TASK STATEMENT: Word for word, copy all the data and drop the pictures.

------ DATA LINES

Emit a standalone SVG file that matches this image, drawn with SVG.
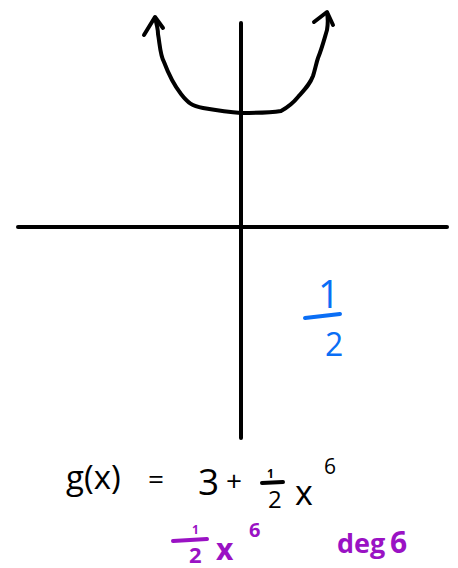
<svg xmlns="http://www.w3.org/2000/svg" width="458" height="568" viewBox="0 0 458 568">
<style>
.ink{fill:none;stroke:#000;stroke-width:4;stroke-linecap:round;stroke-linejoin:round}
.t{font-family:"Open Sans","Liberation Sans",sans-serif;}
.blk{fill:#000}
.pur{fill:#9a12c4}
.blu{fill:#0a6ef5}
</style>
<rect width="458" height="568" fill="#fff"/>
<g id="axes">
<line class="ink" x1="18" y1="227" x2="447" y2="227"/>
<line class="ink" x1="241" y1="23" x2="241" y2="438"/>
</g>
<g id="curve">
<path class="ink" d="M155,18 C157,25 158,30 158,34 C160,45 160,55 164,62 C170,78 174,85 181,94 C188,103 192,106 203,108 C215,110 228,112 241,113 C255,113 268,113 281,111 C290,106 294,102 298,97 C306,88 310,84 313,76 C315,70 316,64 318,58 C322,48 324,40 327,30 C328,24 328,18 327,13"/>
<path class="ink" d="M144,35 L155,17 L163,28"/>
<path class="ink" d="M314,22 L327,12 L333,25"/>
</g>
<g id="equation">
<text class="t blk" x="66" y="489" font-size="33">g(x)</text>
<text class="t blk" x="148" y="489" font-size="28">=</text>
<text class="t blk" x="198" y="495" font-size="37">3</text>
<text class="t blk" x="226" y="491" font-size="28">+</text>
<text class="t blk" x="267" y="478" font-size="12" font-weight="bold">1</text>
<line x1="262" y1="483" x2="283" y2="482" stroke="#000" stroke-width="4" stroke-linecap="round"/>
<text class="t blk" x="268" y="508" font-size="24">2</text>
<text class="t blk" x="295" y="505" font-size="34">x</text>
<text class="t blk" x="324" y="474" font-size="21">6</text>
</g>
<g id="leading-term">
<text class="t pur" x="192" y="534" font-size="12" font-weight="bold">1</text>
<line x1="173" y1="541" x2="207" y2="539" stroke="#9a12c4" stroke-width="4" stroke-linecap="round"/>
<text class="t pur" x="189" y="563" font-size="22" font-weight="bold">2</text>
<text class="t pur" x="216" y="560" font-size="30" font-weight="bold">x</text>
<text class="t pur" x="249" y="537" font-size="20" font-weight="bold">6</text>
</g>
<g id="degree">
<text class="t pur" x="337" y="553" font-size="27" font-weight="bold">deg</text>
<text class="t pur" x="390" y="553" font-size="30" font-weight="bold">6</text>
</g>
<g id="coefficient">
<text class="t blu" x="318" y="308" font-size="38">1</text>
<line x1="305" y1="318" x2="340" y2="314" stroke="#0a6ef5" stroke-width="4" stroke-linecap="round"/>
<text class="t blu" x="325" y="356" font-size="32">2</text>
</g>
</svg>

------------

SOLUTION:
Emit a standalone SVG file that matches this image, drawn with SVG.
<svg xmlns="http://www.w3.org/2000/svg" width="458" height="568" viewBox="0 0 458 568">
<style>
.ink{fill:none;stroke:#000;stroke-width:4;stroke-linecap:round;stroke-linejoin:round}
.t{font-family:"Open Sans","Liberation Sans",sans-serif;}
.blk{fill:#000}
.pur{fill:#9a12c4}
.blu{fill:#0a6ef5}
</style>
<rect width="458" height="568" fill="#fff"/>
<g id="axes">
<line class="ink" x1="18" y1="227" x2="447" y2="227"/>
<line class="ink" x1="241" y1="23" x2="241" y2="438"/>
</g>
<g id="curve">
<path class="ink" d="M155,18 C157,25 158,30 158,34 C160,45 160,55 164,62 C170,78 174,85 181,94 C188,103 192,106 203,108 C215,110 228,112 241,113 C255,113 268,113 281,111 C290,106 294,102 298,97 C306,88 310,84 313,76 C315,70 316,64 318,58 C322,48 324,40 327,30 C328,24 328,18 327,13"/>
<path class="ink" d="M144,35 L155,17 L163,28"/>
<path class="ink" d="M314,22 L327,12 L333,25"/>
</g>
<g id="equation">
<text class="t blk" x="66" y="489" font-size="33">g(x)</text>
<text class="t blk" x="148" y="489" font-size="28">=</text>
<text class="t blk" x="198" y="495" font-size="37">3</text>
<text class="t blk" x="226" y="491" font-size="28">+</text>
<text class="t blk" x="267" y="478" font-size="12" font-weight="bold">1</text>
<line x1="262" y1="483" x2="283" y2="482" stroke="#000" stroke-width="4" stroke-linecap="round"/>
<text class="t blk" x="268" y="508" font-size="24">2</text>
<text class="t blk" x="295" y="505" font-size="34">x</text>
<text class="t blk" x="324" y="474" font-size="21">6</text>
</g>
<g id="leading-term">
<text class="t pur" x="192" y="534" font-size="12" font-weight="bold">1</text>
<line x1="173" y1="541" x2="207" y2="539" stroke="#9a12c4" stroke-width="4" stroke-linecap="round"/>
<text class="t pur" x="189" y="563" font-size="22" font-weight="bold">2</text>
<text class="t pur" x="216" y="560" font-size="30" font-weight="bold">x</text>
<text class="t pur" x="249" y="537" font-size="20" font-weight="bold">6</text>
</g>
<g id="degree">
<text class="t pur" x="337" y="553" font-size="27" font-weight="bold">deg</text>
<text class="t pur" x="390" y="553" font-size="30" font-weight="bold">6</text>
</g>
<g id="coefficient">
<text class="t blu" x="318" y="308" font-size="38">1</text>
<line x1="305" y1="318" x2="340" y2="314" stroke="#0a6ef5" stroke-width="4" stroke-linecap="round"/>
<text class="t blu" x="325" y="356" font-size="32">2</text>
</g>
</svg>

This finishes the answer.